Já a psicóloga Isabel Bernardes falou do paradoxo social do assedio. “O que vemos é um efeito de naturalização da violência na nossa sociedade. E a naturalização dificulta que percebamos quando somos autores de violência e também quando somos vitimas. É vergonhoso ‘ficar de mi mi mi’, então, a gente silencia”, explicou. Para ela, a experiência nos mostra que uma pessoas que sofre violência sexual e/ou psicológica é levada a não falar sobre isso e o silêncio faz com que ela adoeça.
A terceira mesa do evento tratou da “experiência de enfrentamento ao assédio no Tribunal de Justiça e no Ministério Público” e contou com a participação do desembargador Antonio Carlos Malheiros, presidente da Comissão de Assédio Moral do TJ-SP; Elisabete Borgianni, presidente da AASPTJ-SP e Jacira Costa Silva, presidente do Sindicato dos Servidores do Ministério Público de São Paulo.
Malheiros falou sobre a experiência no Tribunal e o quanto a criação da comissão e do CAPS (Coordenadoria de Apoio aos Servidores) incomodou muitos desembargadores e juízes. Ele relatou que em média atende três pessoas por semana e considera este número alto. “Uma das coisas que este trabalho me proporcionou foi que eu, que falo muito, estou aprendendo a ouvir e mais importante, ouvir com atenção”, relatou.

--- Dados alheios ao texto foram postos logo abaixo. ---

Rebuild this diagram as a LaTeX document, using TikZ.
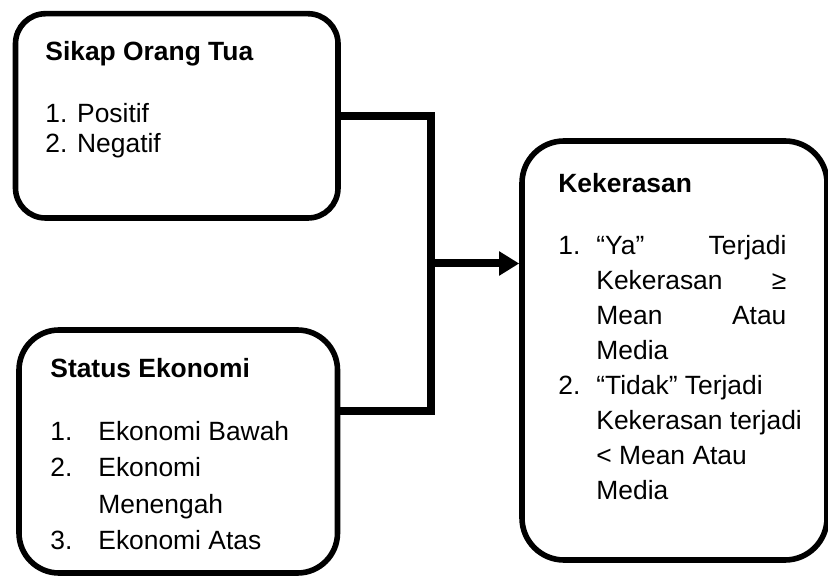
\documentclass[tikz,border=0pt]{standalone}
\usepackage{fontspec}
\setmainfont{Liberation Sans}
\usetikzlibrary{arrows.meta,positioning}
\tikzset{
>={Triangle[length=10pt,width=11.5pt]},
box/.style={draw, line width=2.8pt, rounded corners=#1},
box/.default=15pt,
txt/.style={inner sep=0pt, anchor=base west},
link/.style={line width=4pt},
}

\begin{document}
\begin{tikzpicture}[x=0.5pt,y=-0.5pt]
    \useasboundingbox (0,0) rectangle (828,576);
    \node[box=15pt, minimum width=161.25pt, minimum height=102.15pt] (ortu) at (176.75,115.85) {};
    \node[box=20pt, minimum width=159.25pt, minimum height=121.5pt] (ekon) at (178.25,451.5) {};
    \node[box=21pt, minimum width=152.5pt, minimum height=209.5pt] (keras) at (674.5,350.5) {};
    %isi kotak
    \node[txt, font=\fontsize{13.2pt}{15pt}\selectfont] (ortuT) at (45,61) {\begin{tabular}[t]{@{}l@{}}
        \textbf{Sikap Orang Tua}\\[16pt]
        1. Positif\\
        2. Negatif
    \end{tabular}};
    \node[txt, font=\fontsize{13.2pt}{18pt}\selectfont] (ekonT) at (50,378) {\begin{tabular}[t]{@{}p{24pt}@{}l@{}}
        \multicolumn{2}{@{}l@{}}{\textbf{Status Ekonomi}}\\[13.5pt]
        1. & Ekonomi Bawah\\
        2. & Ekonomi\\
           & Menengah\\
        3. & Ekonomi Atas
    \end{tabular}};
    \node[txt, font=\fontsize{13.2pt}{17.5pt}\selectfont] (kerasT) at (558,193) {\begin{tabular}[t]{@{}p{19pt}@{}l@{}}
        \multicolumn{2}{@{}l@{}}{\textbf{Kekerasan}}\\[13.5pt]
        1. & \makebox[95pt][s]{“Ya” Terjadi}\\
           & \makebox[95pt][s]{Kekerasan ≥}\\
           & \makebox[95pt][s]{Mean Atau}\\
           & Media\\
        2. & “Tidak” Terjadi\\
           & Kekerasan terjadi\\
           & < Mean Atau\\
           & Media
    \end{tabular}};
    %garis penghubung
    \coordinate (jx) at (430.5,263.5);
    \coordinate (j1) at (430.5,411);
    \draw[link] (ortu.east) -| (j1) -- (ekon.east |- j1);
    \draw[link,->] (jx) -- (keras.west |- jx);
\end{tikzpicture}
\end{document}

Disse também que os casos de assédio são altos e geralmente ocorrem de forma vertical, mas também há casos em que ele percebe não ter ocorrido assédio, e já houve ocorrências em que o assédio ocorreu de forma vertical, mas de baixo para cima.
Elisabete falou da importância do trabalho que a comissão tem realizado no TJ-SP, com a participação das entidades representativas dos servidores. Contou que tudo passou a ser possível após a greve de 127 dias em 2010. “Desta greve surgiram duas coisas importantes: a união das mais de 20 associações que representam a categoria e a abertura de diálogo com o Tribunal, possibilitando uma mesa de negociação permanente”. Ela falou sobre a experiência da pesquisa organizada pela AASPTJ-SP e outras três entidades sobre a saúde dos trabalhadores no Judiciário paulista, que revelou como o TJ funciona como um “corpo partido”, o que facilita as relações de poder e os casos de assédio. Falou também sobre como os impedimentos do trabalho não são palpáveis e sim subjetivos e citou como exemplo o fato de a Defensoria Pública não ter ainda acatado a Lei Federal que instituiu a redução da jornada dos assistentes sociais para 30 horas.
Por fim, Jacira falou sobre sua percepção de como a violência ocorre no Ministério Público. “Como os servidores são concursados e não podem ser demitidos, a sensação que temos é que os superiores se não gostam de alguém começam a perseguir esta pessoa.” Ela relatou um caso que viveu de uma promotora que chamava os funcionários de incompetentes na frente de todos e ninguém reagia. Até que um dia Jacira foi chamada de “vagabunda” pela promotora e ela resolveu que não iria silenciar, denunciou a promotora com testemunho dos colegas. Para ela, a saída é esta: não se calar, denunciar.